(Almost) Summer update: “I’m not where I need to be, but thank god I’m not where I used to be.”

Hi guys! 

I know, it`s been ages. Happens every once in a while, I guess. I just lose my groove, so to speak, and end up doing nothing but watching tv (currently watching Parks and Recreation) and movies for a very long time and nothing else that`s even remotely productive. So I thought, let`s try to get out of this strut by giving you guys a new update on what`s been going on in my life! 

First of all: I am trying to work a new sport schedule and a new sleep schedule into my life. It`s not normally recommended to both at once, I think, but as it happens I prefer running early in the morning when everything`s still quiet and the temperature hasn`t gone up to level Dante`s Inferno just yet. As for running, I tried it last year – didn`t work out too great – so this is attempt #2. I`m using an app on my phone called Zombies, Run! (5K), which so far is absolutely marvellous. I have the beginner`s version, which is like a couch-to-5K type of program to really help get you into proper shape to run 5K. It still has the story around the zombie apocalypse and the mystery and the interesting characters but not as much of the items-gathering or being chased by zombies, which is perfect for the couch potato like me who can barely run 100m without a heart attack. I`m only in week 2, but so far quite enjoying it! 
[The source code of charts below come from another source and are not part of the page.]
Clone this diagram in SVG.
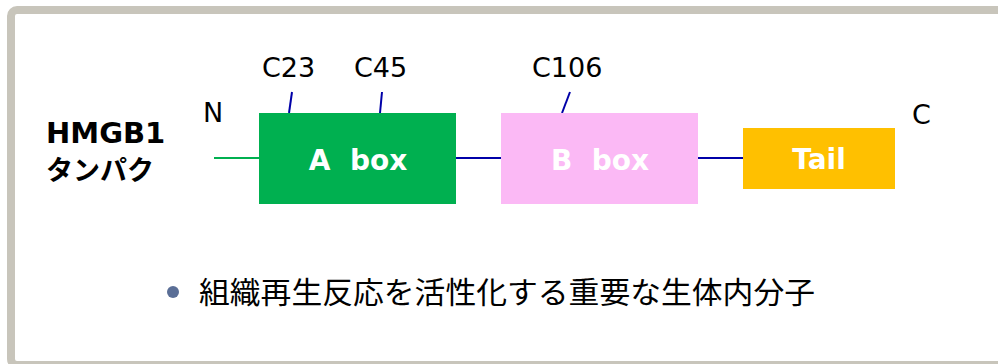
<svg xmlns="http://www.w3.org/2000/svg" width="998" height="364" viewBox="0 0 998 364">
<style>
.lbl{font-family:"DejaVu Sans","Noto Sans CJK JP",sans-serif;font-size:27px;fill:#000}
.bx{font-family:"DejaVu Sans","Noto Sans CJK JP",sans-serif;font-size:28px;font-weight:bold;fill:#fff;text-anchor:middle}
.ttl{font-family:"DejaVu Sans","Noto Sans CJK JP",sans-serif;font-weight:bold;fill:#000}
.ln{stroke:#0000A8;stroke-width:2;fill:none}
</style>
<rect x="11" y="10" width="1000" height="355" rx="6" fill="#fff" stroke="#C8C5BB" stroke-width="8"/>
<g id="title">
<text class="ttl" x="46" y="143" font-size="29">HMGB1</text>
<text class="ttl" x="46" y="180" font-size="27">タンパク</text>
</g>
<g id="connectors">
<line x1="214" y1="158" x2="259" y2="158" stroke="#00B050" stroke-width="2"/>
<line class="ln" x1="456" y1="158" x2="501" y2="158"/>
<line class="ln" x1="698" y1="158" x2="743" y2="158"/>
<line class="ln" x1="292" y1="92" x2="289" y2="113"/>
<line class="ln" x1="382" y1="92" x2="380" y2="113"/>
<line class="ln" x1="570" y1="92" x2="562" y2="113"/>
</g>
<g id="N"><text class="lbl" x="203" y="122">N</text></g>
<g id="C"><text class="lbl" x="912" y="124">C</text></g>
<g id="C23"><text class="lbl" x="262" y="77">C23</text></g>
<g id="C45"><text class="lbl" x="354" y="77">C45</text></g>
<g id="C106"><text class="lbl" x="532" y="77">C106</text></g>
<g id="abox">
<rect x="259" y="113" width="197" height="91" fill="#00B050"/>
<text class="bx" x="358" y="170" xml:space="preserve">A  box</text>
</g>
<g id="bbox">
<rect x="501" y="113" width="197" height="91" fill="#FBB9F5"/>
<text class="bx" x="600" y="170" xml:space="preserve">B  box</text>
</g>
<g id="tail">
<rect x="743" y="128" width="152" height="61" fill="#FFC000"/>
<text class="bx" x="819" y="169">Tail</text>
</g>
<g id="bullet">
<circle cx="173" cy="292" r="6" fill="#5A6E96"/>
<text x="199" y="303" font-family="'Noto Sans CJK JP',sans-serif" font-size="30" fill="#000" textLength="616" lengthAdjust="spacingAndGlyphs">組織再生反応を活性化する重要な生体内分子</text>
</g>
</svg>
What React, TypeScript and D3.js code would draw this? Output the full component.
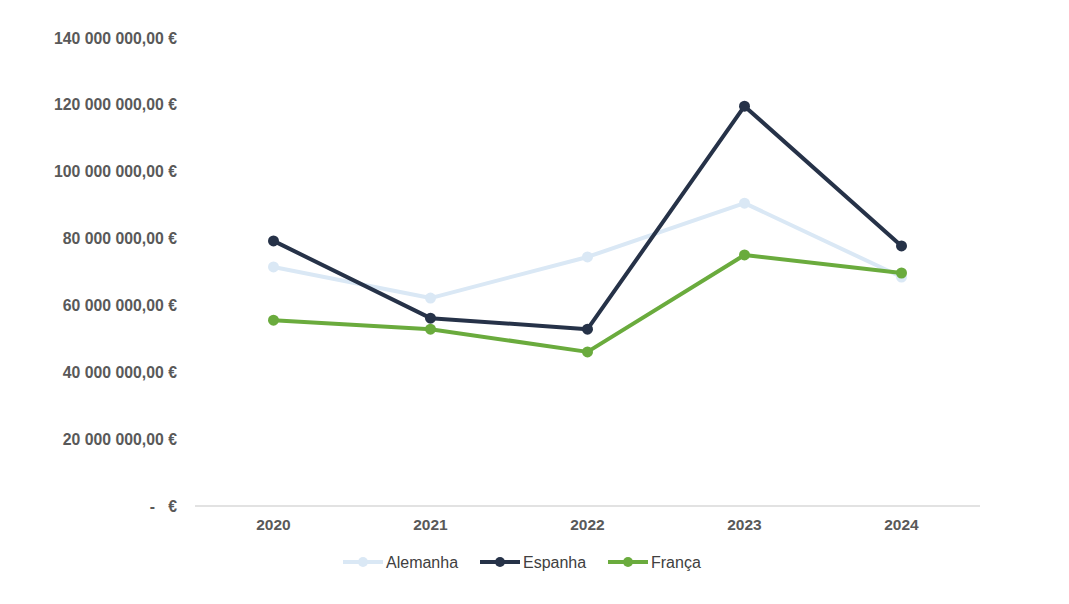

Secondly: I have an actual job interview for an actual job next week! Suffice to say I`m tense already. But it looks like it might be a really interesting position, it`s right here in my hometown but for an international company, and basically? Fingers crossed. I`ve had job interviews before, but never for a “proper” educated job so this should be interesting at least. I`ve actually gotten a couple of replies recently, missed out on a couple already unfortunately, but just the fact that I`ve been getting calls and invitations is a very good sign to me that things are going better than before. 

In fact, I also had an interview a while ago at a local newspaper for freelance reporter. They seemed to be quite happy with me, although unfortunately I have not heard from them since the interview. I`ve decided to not wait for their test-assignment anymore though, and write my own article and send it to the wrong person albeit, but in the general right direction and then see what happens. I just need a topic, which is more difficult than expected considering I only recently moved back here and I have no clue what`s going on. 

(Mental) health wise I`ve been an absolute mess though, which is slightly worrying. I`ve been going up and down in terms of mood like insane, with weeks where I`m doing magnificent and everything is great and I`m really happy, and weeks where I just slump around doing nothing but watching tv and sleeping because I feel so worthless and upset and I might cry at the tiniest thing (which is the mood I`m at while writing is, actually – this blog has always been a kind of therapy for me). I still have to wait two weeks for the first meeting at the new therapist, so here`s to hoping I don`t mess up too badly before then. 

Still, I saw a really good quote on Tumblr the other day: 

I’m not where I need to be, but thank god I’m not where I used to be.

And that`s what I`m going to keep in mind from now on. I`m in a much better place now than I was a year ago, and that`s the most important thing right now. I don`t have to be “cured” right this instant. I just have to be better than before and keep working on that. I like to think I`m doing a pretty marvelous job on that, at least. It gets difficult, insanely difficult at times, and my own mind likes to betray me and convince me none of this is true and that I`m rubbish and worthless, but at the times where I do recognise my progress, it`s all worth it.